Part 1. Principles of chaos engineering applied to blockchain frameworks.
The words chaos and engineering do not appear to go together. In this article, we explore why they belong together and further on the application of this engineering discipline to the Blockchain. Part 2 of this will focus on a specific implementation of chaos engineering for Hyperledger Indy.
This is the age of micro-services composing huge distributed systems at scale. Netflix, Linked-In, Medium, Amazon, Microsoft Azure, Uber, AirBnB etc. No one person nor even entire teams of architects and programmers can hope to hold the complex architecture of such distributed systems in their head. Even the static configuration of such a system consists of multiple services running on heterogeneous hardware or the cloud, interconnected by networks with multiple SLAs and user interfaces (UIs) running on numerous edge devices. Combined with this static complexity, the real-time behavior of such a system introduces the overlay of independent inputs from users and processes driving through unreliable networked system components.
These components can crash, degrade, or misbehave. Malicious or incompetent users are everywhere.
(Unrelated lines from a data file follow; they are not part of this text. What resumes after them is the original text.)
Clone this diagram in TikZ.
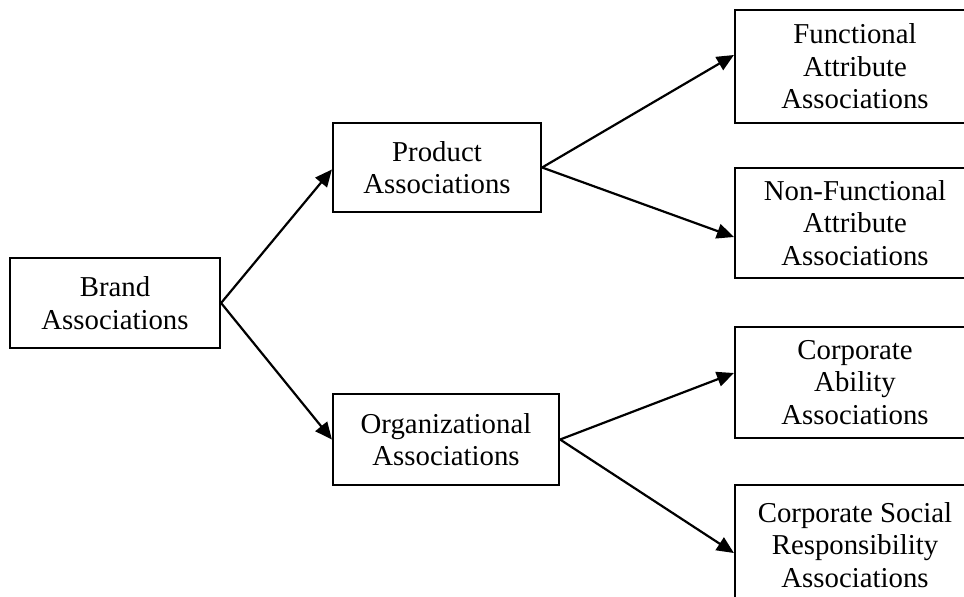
\documentclass[tikz,border=0pt]{standalone}
\usepackage{fontspec}
\setmainfont{Liberation Serif}
\usetikzlibrary{arrows.meta,calc}
\begin{document}
\begin{tikzpicture}[x=0.5pt,y=-0.5pt,
  box/.style={draw, line width=1.1pt, rectangle, align=center, inner sep=0pt,
    font=\fontsize{14.4}{16.25}\selectfont},
  conn/.style={line width=1.1pt, -{Triangle[length=8.5pt,width=7.5pt]}}]
\useasboundingbox (0,0) rectangle (964,596);
\begin{scope}
\clip (0,0) rectangle (964,596);
\node[box, minimum width=105pt, minimum height=45pt] (brand) at (115,303) {Brand\\Associations};
\node[box, minimum width=104pt, minimum height=44.5pt] (prod) at (437,167.5) {Product\\Associations};
\node[box, minimum width=113pt, minimum height=45.5pt] (org) at (446,439.5) {Organizational\\Associations};
\node[box, minimum width=120pt, minimum height=56.5pt] (func) at (855,66.5) {Functional\\Attribute\\Associations};
\node[box, minimum width=120pt, minimum height=55pt] (nonf) at (855,223) {Non-Functional\\Attribute\\Associations};
\node[box, minimum width=120pt, minimum height=55.5pt] (abil) at (855,382.5) {Corporate\\Ability\\Associations};
\node[box, minimum width=120pt, minimum height=60pt] (csr) at (855,545) {Corporate Social\\Responsibility\\Associations};
\draw[conn] (brand.east) -- ($(prod.west)+(0,2)$);
\draw[conn] (brand.east) -- (org.west);
\draw[conn] (prod.east) -- ($(func.west)+(0,-11.5)$);
\draw[conn] (prod.east) -- ($(nonf.west)+(0,14)$);
\draw[conn] (org.east) -- ($(abil.west)+(0,-9.5)$);
\draw[conn] (org.east) -- ($(csr.west)+(0,8)$);
\end{scope}
\end{tikzpicture}
\end{document}
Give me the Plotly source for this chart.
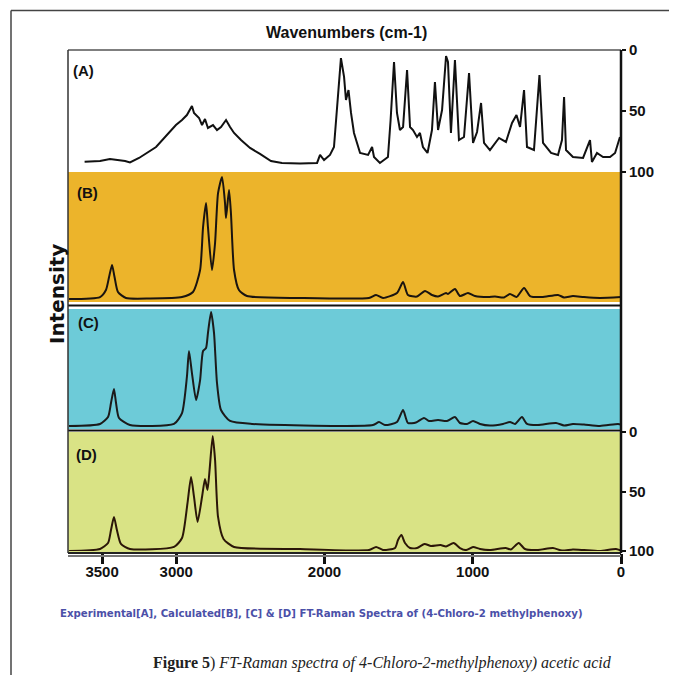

It is in this age, that chaos engineering developed, first as a crude method of taking the measure of such a system; refined by practice into a philosophy and a well accepted approach with conferences, tooling and wide spread adoption.
You could argue that permissionless public blockchain networks like Bitcoin and Ethereum exist in a chaotic environment. They are already unwittingly being subject to chaos. Nodes join and rejoin the network, malicious attackers continually probe the system, network connections break. There is a difference between this chaos and chaos engineering. Chaos engineering, by surfacing this inherent chaos, is an engineering discipline that uses experimental data to uncover systemic weaknesses.
First we set the scene with some basic history and principles of chaos engineering as well as its application in existing distributed systems. There is an open source repository for chaos engineering called the chaos toolkit. Chaos toolkit is open source and generalizes chaos engineering interactions using an open API for expressing the experiments. The toolkit is extensible using the open API and several drivers are already available for Kubernetes, AWS, Azure etc. It can also be used to automate chaos engineering in continuous integration and builds.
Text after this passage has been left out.